▶ **EXERCISE**: From the records below, print only the part that opens with the line containing "Convert this chart" and closes with the line containing "from matplotlib.ticker import MultipleLocator"; omit the pictures.

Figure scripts
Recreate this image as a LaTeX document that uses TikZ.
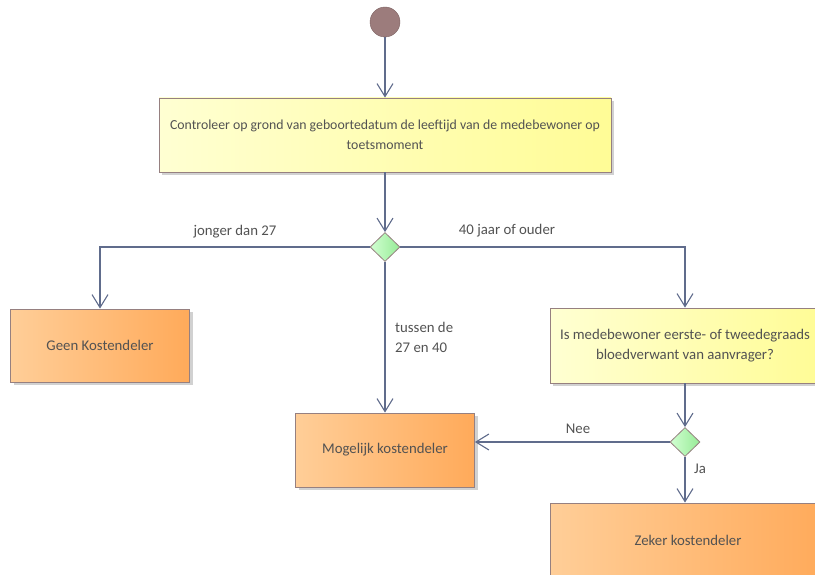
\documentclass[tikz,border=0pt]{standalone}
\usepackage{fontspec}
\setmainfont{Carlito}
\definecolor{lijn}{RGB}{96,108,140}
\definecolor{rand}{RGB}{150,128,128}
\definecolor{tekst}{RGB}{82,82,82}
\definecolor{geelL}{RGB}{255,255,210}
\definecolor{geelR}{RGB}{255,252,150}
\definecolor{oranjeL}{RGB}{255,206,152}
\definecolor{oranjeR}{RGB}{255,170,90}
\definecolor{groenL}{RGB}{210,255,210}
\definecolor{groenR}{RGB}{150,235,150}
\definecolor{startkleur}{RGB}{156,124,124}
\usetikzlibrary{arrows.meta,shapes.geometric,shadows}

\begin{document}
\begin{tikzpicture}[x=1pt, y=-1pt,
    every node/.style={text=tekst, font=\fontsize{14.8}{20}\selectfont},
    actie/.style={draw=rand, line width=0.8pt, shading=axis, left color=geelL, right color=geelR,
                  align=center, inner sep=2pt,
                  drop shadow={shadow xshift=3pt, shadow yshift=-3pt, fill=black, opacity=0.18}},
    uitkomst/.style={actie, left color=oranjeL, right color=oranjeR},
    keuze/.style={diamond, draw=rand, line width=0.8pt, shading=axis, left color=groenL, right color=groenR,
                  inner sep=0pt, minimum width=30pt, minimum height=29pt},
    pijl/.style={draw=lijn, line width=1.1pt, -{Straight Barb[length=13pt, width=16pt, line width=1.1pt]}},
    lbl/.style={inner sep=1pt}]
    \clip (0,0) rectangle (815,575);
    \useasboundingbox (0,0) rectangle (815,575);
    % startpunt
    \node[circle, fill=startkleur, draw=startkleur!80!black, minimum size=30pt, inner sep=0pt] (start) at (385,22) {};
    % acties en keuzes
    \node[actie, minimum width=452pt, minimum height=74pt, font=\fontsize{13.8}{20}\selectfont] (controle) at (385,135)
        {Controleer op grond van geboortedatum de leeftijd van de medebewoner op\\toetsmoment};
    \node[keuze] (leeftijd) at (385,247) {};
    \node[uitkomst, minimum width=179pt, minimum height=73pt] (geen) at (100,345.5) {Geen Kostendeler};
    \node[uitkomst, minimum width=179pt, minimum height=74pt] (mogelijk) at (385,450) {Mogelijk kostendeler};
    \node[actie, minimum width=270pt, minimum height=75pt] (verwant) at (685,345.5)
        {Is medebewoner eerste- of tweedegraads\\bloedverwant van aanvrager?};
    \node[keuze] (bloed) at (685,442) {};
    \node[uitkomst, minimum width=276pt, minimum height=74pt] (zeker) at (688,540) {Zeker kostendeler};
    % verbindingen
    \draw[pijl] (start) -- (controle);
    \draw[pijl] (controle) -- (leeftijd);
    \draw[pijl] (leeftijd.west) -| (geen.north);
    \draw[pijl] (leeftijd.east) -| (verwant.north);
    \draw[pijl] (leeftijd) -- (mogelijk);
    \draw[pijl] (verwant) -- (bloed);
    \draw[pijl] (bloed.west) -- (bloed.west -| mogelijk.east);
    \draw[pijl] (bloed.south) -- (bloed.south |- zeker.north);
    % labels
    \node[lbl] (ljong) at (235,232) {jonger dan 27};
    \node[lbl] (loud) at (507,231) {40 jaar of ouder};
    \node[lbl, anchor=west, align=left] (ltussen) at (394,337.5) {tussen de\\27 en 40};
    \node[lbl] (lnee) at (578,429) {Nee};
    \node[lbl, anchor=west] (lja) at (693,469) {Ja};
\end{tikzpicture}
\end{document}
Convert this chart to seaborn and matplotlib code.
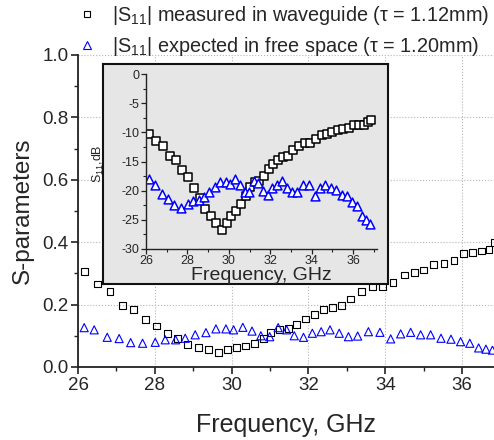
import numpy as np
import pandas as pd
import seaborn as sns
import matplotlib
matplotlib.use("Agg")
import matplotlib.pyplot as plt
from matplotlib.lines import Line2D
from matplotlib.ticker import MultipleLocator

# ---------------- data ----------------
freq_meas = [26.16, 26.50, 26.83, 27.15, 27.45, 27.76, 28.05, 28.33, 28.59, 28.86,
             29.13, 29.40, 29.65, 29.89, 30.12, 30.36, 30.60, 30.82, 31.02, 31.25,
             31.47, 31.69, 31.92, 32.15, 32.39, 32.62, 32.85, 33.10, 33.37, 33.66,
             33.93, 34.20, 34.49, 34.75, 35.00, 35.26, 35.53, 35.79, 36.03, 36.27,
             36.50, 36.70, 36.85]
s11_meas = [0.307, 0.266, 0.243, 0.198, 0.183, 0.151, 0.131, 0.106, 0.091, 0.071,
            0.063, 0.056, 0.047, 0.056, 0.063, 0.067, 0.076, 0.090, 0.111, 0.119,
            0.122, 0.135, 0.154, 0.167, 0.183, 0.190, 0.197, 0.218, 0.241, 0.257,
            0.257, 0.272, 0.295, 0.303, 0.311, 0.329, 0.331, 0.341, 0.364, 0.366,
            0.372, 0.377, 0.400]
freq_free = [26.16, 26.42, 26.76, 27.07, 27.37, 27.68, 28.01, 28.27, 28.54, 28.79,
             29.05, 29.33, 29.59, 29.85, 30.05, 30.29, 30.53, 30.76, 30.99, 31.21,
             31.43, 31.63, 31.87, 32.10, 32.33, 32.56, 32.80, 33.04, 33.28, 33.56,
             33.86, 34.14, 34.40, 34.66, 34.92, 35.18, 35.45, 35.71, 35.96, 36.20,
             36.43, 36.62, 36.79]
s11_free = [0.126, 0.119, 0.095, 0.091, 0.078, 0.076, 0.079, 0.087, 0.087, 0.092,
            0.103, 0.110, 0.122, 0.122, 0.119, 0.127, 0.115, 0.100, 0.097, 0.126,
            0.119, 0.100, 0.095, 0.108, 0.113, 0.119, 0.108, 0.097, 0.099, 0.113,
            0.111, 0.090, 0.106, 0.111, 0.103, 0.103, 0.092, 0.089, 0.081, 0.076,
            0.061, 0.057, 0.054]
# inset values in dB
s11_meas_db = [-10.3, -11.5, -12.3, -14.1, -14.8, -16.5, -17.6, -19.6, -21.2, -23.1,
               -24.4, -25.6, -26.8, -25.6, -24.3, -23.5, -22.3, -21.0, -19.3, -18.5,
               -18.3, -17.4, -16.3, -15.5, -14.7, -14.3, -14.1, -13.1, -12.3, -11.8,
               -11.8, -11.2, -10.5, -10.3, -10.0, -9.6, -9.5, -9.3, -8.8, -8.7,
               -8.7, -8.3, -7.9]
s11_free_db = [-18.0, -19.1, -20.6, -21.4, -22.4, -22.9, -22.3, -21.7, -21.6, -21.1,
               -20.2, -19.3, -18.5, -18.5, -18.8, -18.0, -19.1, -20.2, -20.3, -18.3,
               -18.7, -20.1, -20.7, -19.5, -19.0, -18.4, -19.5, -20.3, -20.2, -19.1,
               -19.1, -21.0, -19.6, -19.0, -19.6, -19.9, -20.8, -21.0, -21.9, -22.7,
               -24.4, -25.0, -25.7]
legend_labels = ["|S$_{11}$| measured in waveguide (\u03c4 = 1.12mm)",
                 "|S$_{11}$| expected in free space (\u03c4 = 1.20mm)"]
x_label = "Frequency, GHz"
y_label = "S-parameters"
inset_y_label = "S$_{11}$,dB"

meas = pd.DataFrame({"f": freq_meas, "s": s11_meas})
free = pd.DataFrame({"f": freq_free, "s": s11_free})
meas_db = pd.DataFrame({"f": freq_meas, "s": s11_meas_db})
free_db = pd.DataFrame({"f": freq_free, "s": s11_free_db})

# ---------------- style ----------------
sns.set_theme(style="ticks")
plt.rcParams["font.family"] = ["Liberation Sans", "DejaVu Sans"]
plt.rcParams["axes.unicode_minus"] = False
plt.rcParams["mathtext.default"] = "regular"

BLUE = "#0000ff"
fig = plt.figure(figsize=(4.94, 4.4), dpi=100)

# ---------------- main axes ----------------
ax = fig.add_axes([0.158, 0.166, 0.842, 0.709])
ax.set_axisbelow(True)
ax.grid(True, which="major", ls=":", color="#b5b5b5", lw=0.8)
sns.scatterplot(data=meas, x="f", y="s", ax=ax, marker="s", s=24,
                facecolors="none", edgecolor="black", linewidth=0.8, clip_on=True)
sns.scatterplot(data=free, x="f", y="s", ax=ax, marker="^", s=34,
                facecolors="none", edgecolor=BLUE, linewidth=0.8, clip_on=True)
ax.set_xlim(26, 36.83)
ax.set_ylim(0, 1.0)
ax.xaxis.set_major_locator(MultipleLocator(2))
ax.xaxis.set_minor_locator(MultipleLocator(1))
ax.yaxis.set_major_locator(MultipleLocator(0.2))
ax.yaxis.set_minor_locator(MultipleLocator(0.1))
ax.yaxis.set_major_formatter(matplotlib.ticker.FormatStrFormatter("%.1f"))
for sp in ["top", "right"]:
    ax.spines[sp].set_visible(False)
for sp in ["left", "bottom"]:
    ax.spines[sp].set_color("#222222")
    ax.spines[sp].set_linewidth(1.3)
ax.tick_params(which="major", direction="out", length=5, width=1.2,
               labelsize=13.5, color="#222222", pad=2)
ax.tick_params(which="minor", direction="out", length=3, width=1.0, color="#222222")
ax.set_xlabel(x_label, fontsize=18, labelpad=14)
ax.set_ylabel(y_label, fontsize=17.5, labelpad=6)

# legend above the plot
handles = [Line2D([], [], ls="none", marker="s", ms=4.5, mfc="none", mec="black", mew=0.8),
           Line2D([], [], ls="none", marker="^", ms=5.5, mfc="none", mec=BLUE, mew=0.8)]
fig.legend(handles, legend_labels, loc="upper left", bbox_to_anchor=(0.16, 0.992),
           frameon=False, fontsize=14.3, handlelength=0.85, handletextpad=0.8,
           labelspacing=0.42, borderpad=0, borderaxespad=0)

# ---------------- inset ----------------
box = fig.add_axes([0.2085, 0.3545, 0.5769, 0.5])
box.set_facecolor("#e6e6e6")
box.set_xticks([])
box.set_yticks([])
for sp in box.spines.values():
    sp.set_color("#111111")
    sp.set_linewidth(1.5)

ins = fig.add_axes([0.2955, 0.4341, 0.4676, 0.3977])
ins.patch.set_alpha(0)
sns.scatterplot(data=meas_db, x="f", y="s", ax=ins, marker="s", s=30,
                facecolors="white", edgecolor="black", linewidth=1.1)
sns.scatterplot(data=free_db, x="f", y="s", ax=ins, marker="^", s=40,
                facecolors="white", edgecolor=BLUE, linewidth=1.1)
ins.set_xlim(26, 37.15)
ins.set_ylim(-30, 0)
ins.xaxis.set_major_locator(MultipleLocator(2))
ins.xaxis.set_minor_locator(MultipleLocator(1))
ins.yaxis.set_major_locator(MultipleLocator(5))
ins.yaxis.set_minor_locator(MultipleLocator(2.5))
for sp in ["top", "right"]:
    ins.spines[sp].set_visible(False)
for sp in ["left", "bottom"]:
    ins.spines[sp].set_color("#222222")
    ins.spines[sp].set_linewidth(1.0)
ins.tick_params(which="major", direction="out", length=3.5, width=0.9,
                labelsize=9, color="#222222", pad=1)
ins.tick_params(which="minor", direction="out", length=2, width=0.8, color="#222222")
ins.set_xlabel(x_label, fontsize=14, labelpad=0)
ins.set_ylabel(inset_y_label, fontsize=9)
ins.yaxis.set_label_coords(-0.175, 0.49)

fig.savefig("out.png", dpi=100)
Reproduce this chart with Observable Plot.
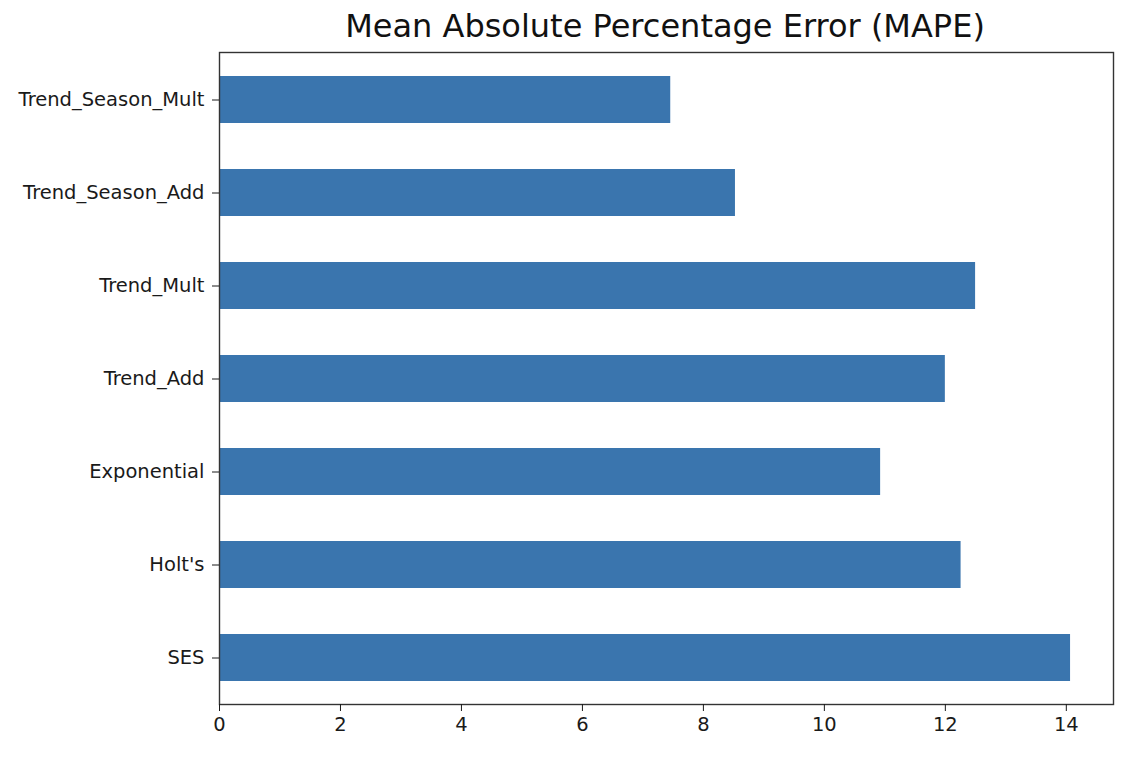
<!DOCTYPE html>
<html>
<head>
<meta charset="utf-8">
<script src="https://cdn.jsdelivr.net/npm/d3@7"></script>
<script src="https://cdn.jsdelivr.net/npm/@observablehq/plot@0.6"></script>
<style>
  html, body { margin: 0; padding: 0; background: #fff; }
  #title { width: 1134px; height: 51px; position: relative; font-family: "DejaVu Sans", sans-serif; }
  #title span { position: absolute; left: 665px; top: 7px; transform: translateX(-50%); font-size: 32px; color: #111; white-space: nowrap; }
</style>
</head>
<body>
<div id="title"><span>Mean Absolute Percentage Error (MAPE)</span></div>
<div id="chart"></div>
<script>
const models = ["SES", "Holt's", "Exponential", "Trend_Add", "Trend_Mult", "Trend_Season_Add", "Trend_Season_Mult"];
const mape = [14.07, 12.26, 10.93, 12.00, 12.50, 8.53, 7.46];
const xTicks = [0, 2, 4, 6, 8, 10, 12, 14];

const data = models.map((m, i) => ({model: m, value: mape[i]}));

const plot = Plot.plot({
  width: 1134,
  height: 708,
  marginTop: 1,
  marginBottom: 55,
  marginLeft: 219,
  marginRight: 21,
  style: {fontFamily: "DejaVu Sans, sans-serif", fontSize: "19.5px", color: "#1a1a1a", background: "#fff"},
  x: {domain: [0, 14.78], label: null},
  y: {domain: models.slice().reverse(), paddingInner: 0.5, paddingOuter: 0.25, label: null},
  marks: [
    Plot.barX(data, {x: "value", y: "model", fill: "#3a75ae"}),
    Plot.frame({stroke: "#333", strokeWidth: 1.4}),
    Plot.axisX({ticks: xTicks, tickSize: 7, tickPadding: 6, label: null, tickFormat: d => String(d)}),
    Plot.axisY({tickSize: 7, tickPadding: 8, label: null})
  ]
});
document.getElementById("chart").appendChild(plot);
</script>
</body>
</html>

▶ **FINAL RESULT**:
Convert this chart to seaborn and matplotlib code.
import numpy as np
import pandas as pd
import seaborn as sns
import matplotlib
matplotlib.use("Agg")
import matplotlib.pyplot as plt
from matplotlib.lines import Line2D
from matplotlib.ticker import MultipleLocator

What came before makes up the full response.